Task to carry out >>
Skip the pictures. Set down, word for word, the lines from the start of the material up to and including the line with "(17,650) -- (425,650);".

Information shown >>

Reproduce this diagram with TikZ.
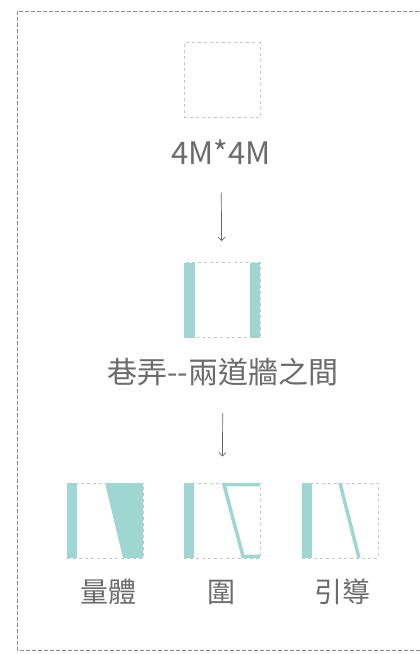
\documentclass[tikz,border=0pt]{standalone}
\usepackage{fontspec}
\newfontfamily\cjk{Noto Sans CJK TC}
\usetikzlibrary{positioning}
\usetikzlibrary{arrows.meta}
\definecolor{wallteal}{RGB}{160,214,210}
\tikzset{
  plot/.style={draw=black!22, dash pattern=on 3pt off 3pt, line width=0.9pt, minimum width=76pt, minimum height=75pt, inner sep=0pt},
  wall/.style={fill=wallteal, draw=none},
  trace/.style={draw=wallteal, line width=3.5pt},
  caption/.style={text=black!58, inner sep=0pt, font=\cjk\fontsize{28}{30}\selectfont},
  flow/.style={-{Straight Barb[length=3.5pt, width=7pt]}, draw=black!60, line width=0.7pt}
}
\begin{document}
\begin{tikzpicture}[x=1pt, y=-1pt]
\useasboundingbox (0,0) rectangle (420,654);
\draw[black!45, dash pattern=on 4pt off 2pt, line width=1pt] (425,11) -- (17,11) -- (17,650) -- (425,650);

\node[plot] (empty) at (222,80) {};
\node[caption, font=\cjk\fontsize{31}{33}\selectfont] (size) at (221,152) {4M*4M};

\node[plot] (alley) at (222,300) {};
\fill[wall] (184,262.5) rectangle (195,337.5);
\fill[wall] (250,262.5) rectangle (260,337.5);
\node[caption, font=\cjk\fontsize{30}{32}\selectfont] (alleytxt) at (223,372) {巷弄--兩道牆之間};

\node[plot] (mass) at (105,520.5) {};
\fill[wall] (67,483) rectangle (77,558);
\fill[wall] (105,483) -- (143,483) -- (143,558) -- (123,558) -- cycle;

\node[plot] (ring) at (222,520.5) {};
\fill[wall] (184,483) rectangle (194,558);
\draw[trace] (260,484.7) -- (224,484.7) -- (243,556.3) -- (260,556.3);

\node[plot] (guide) at (340,520.5) {};
\fill[wall] (302,483) rectangle (312,558);
\draw[trace] (340,483) -- (359,558);

\node[caption] (masstxt) at (108,592) {量體};
\node[caption] (ringtxt) at (221,592) {圍};
\node[caption] (guidetxt) at (342,592) {引導};

\draw[flow, shorten <=28pt, shorten >=21pt] (size) -- (alley);
\draw[flow, shorten <=27pt, shorten >=26pt] (alleytxt) -- (ring);
\end{tikzpicture}
\end{document}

Complete response >>
Reproduce this diagram with TikZ.
\documentclass[tikz,border=0pt]{standalone}
\usepackage{fontspec}
\newfontfamily\cjk{Noto Sans CJK TC}
\usetikzlibrary{positioning}
\usetikzlibrary{arrows.meta}
\definecolor{wallteal}{RGB}{160,214,210}
\tikzset{
  plot/.style={draw=black!22, dash pattern=on 3pt off 3pt, line width=0.9pt, minimum width=76pt, minimum height=75pt, inner sep=0pt},
  wall/.style={fill=wallteal, draw=none},
  trace/.style={draw=wallteal, line width=3.5pt},
  caption/.style={text=black!58, inner sep=0pt, font=\cjk\fontsize{28}{30}\selectfont},
  flow/.style={-{Straight Barb[length=3.5pt, width=7pt]}, draw=black!60, line width=0.7pt}
}
\begin{document}
\begin{tikzpicture}[x=1pt, y=-1pt]
\useasboundingbox (0,0) rectangle (420,654);
\draw[black!45, dash pattern=on 4pt off 2pt, line width=1pt] (425,11) -- (17,11) -- (17,650) -- (425,650);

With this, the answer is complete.